The next mystery: the link between word and meaning is nearly always arbitrary, based only on the ancient agreement that cat means "cat" and dog means "dog." True, onamatopoetic words like sneeze, cough, whoosh, and squelch get their meaning from the similarity of the word sound to the sound of the thing meant, and some pictographs resemble their meaning: the Chinese character ren which means "man" or "human," does resemble us stripped down to our two-legged essentials:
人
But few words are onamatopoetic, and letters are not pictographs. The sound of an English word seldom contains any hint of what it means. Nothing but eons of communal agreement make black black and white white. If we all agreed, black could mean "white," and white could mean "fireplace."
Words aren't the only communication symbols that link arbitrarily to their meaning. Why does shrugging our shoulders mean "I don't know"? I don't know, I reply, shrugging my shoulders. To show amused skepticism, my Brazilian brother-in-law puts his right index finger below his right eye and gives lower lid a brief tug downward. Which means, sarcastically, "Yeah, right!" Why does the gesture mean that? I asked him. "Because everybody in Brazil knows what it means," he replied.

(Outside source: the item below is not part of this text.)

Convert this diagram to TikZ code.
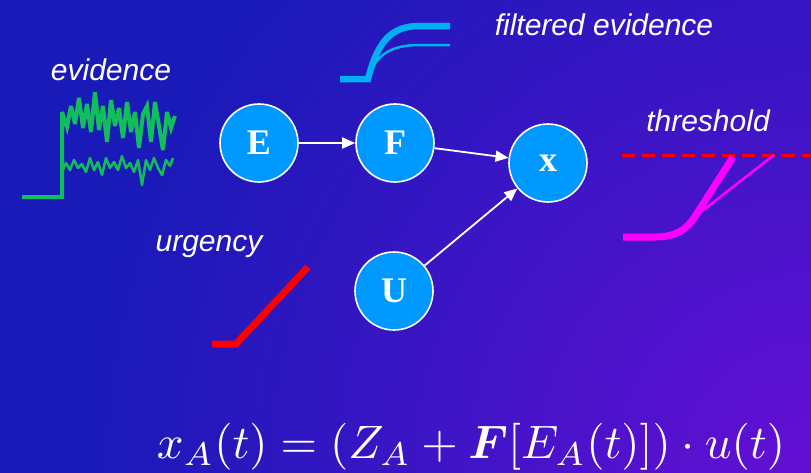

This random link between symbol and meaning may be one reason we come up with so few new words. Columnists talk about all the new words springing up in the Cyber Age (cyber being one of them!), but I am more struck by the put-put pace of new word coinage compared to the zooming speed of social change. When faced with something new to describe, we nearly always prefer to build the new word from old word roots: telephone, phonograph, transistor, computer; we seldom choose one of those orphaned almost-words like hanic or rhina and give them the life they long for. The randomness of the word/meaning link frightens us a bit; we fear that if in the whirl of onrushing time we abandoned tradition and started calling the Internet the haptarg or memory chips slabards, we'd drift off into outer word-space and never get home again.
Instead, whenever possible we recast old words to suit new meanings, and the word/meaning combo becomes language, a self-replicating web, a virtual mirror image of the world, a verbal double helix of sound and meaning that accompanies us on our spiral path down through the ages. The link between word and meaning grows and changes as we grow and change, helping us keep an unbroken continuity to our distant past even as it helps us describe and deal with new opportunities, new problems, new events, and new ideas.